SAN DIEGO — Before Manny Machado picked San Diego, before Fernando Tatis Jr. earned his callup, before general manager A.J. Preller’s spending spree turned up a rotation full of aces, before the Padres were good and fun and wore brown — Eric Hosmer signed on the dotted line.
In retrospect, that moment serves as something of a turning point for this once-forlorn franchise. But on that late-February afternoon in 2018, could Hosmer have truly envisioned this?
“Definitely not to this extreme,” Hosmer said last week. “If you were to tell me Manny would’ve been here a year after me, then followed by [Blake] Snell and [Yu] Darvish — and I’d heard a lot about Fernando obviously, but I didn’t realize how good he actually was until I got here and got to see him on a day-to-day basis.
“I definitely had an idea about this team being good, having a lot of talent. But this amount of talent on one team is pretty special. You certainly didn’t expect this.”
Hosmer sure seems determined to make the most of it. Two games into the 2021 season, the Padres are 2-0, and he’s the one doing the heavy lifting. For the second consecutive game, Hosmer homered and had three hits as the Padres held off the D-backs, 4-2, at Petco Park on Friday night.
Hosmer launched a two-run home run to right field in the third, then tacked on an insurance run with a two-out RBI single in the seventh. He’s made four trips to the plate this season with runners in scoring position, and he has hits in all four.
“It starts with: Eric wants to be up there in those moments,” Padres manager Jayce Tingler said. “He does a good job of being aggressive on the pitches that he can get the barrel to.”
Hosmer’s 13 total bases through the team’s first two games of the season are the most in franchise history. He’s also the first Padres player to begin a season by recording three hits in each of the team’s first two games.
So while Machado and Tatis have started the season on the chilly side — they’ve combined to go 1-for-15, and Tatis has committed three errors — the Padres have made up for it with more than enough production from Hosmer, their original nine-figure signing.
After a nervy win on Opening Day — in which Tingler admitted to sticking with Darvish too long, then used all four of his primary bullpen weapons — San Diego played Friday’s game like it knew it had 160 left. The National League West won’t be won on opening weekend. So, Blake Snell got an early hook after 4 2/3 innings in his Padres debut, and Tingler reshuffled his bullpen to give some of his key arms an early rest.
Snell, of course, infamously received an early hook in his last start as well — pitching Game 6 of the World Series for the Rays against the Dodgers. He was cruising on Friday night, having punched out eight across 4 2/3 scoreless innings. But the circumstances — as Snell was quick to point out — were different. The Padres had him on a first-start pitch limit of 85, and he’d already exceeded that count by one.
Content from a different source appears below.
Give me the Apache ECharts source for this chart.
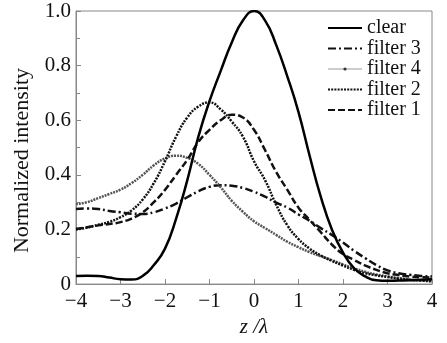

“I’m not here to throw nine innings in the first game that I pitch,” Snell said. “It doesn’t matter to me. No one remembers your first couple months of a season. They remember how you finish and what you do in the postseason. … We’re going to build this the right way, and we’ll start to get some innings and some depth. Then we can have some fun.”
After Snell’s removal, the D-backs got two runs back in the seventh when Ketel Marte homered off right-hander Craig Stammen. But Hosmer answered with his two-out RBI knock in the bottom of the frame.
“He loves those opportunities and thrives on them,” Tingler said. “He’s been as successful as anybody in those situations.”
After his big Opening Day performance, Hosmer set the bar high for the Padres’ offense, saying he felt it should be the best in MLB in 2021. When he arrived in San Diego, it was arguably the worst. What a difference a few years make.
But Hosmer has never been one for “on-paper” accomplishments. The Padres have built an excellent roster, sure. In Hosmer’s eyes, that doesn’t mean anything.
“We have a special group here,” Hosmer said. “We have a lot of talent. Now, it’s time to put that talent to work.”
Through two games, Hosmer is walking the walk.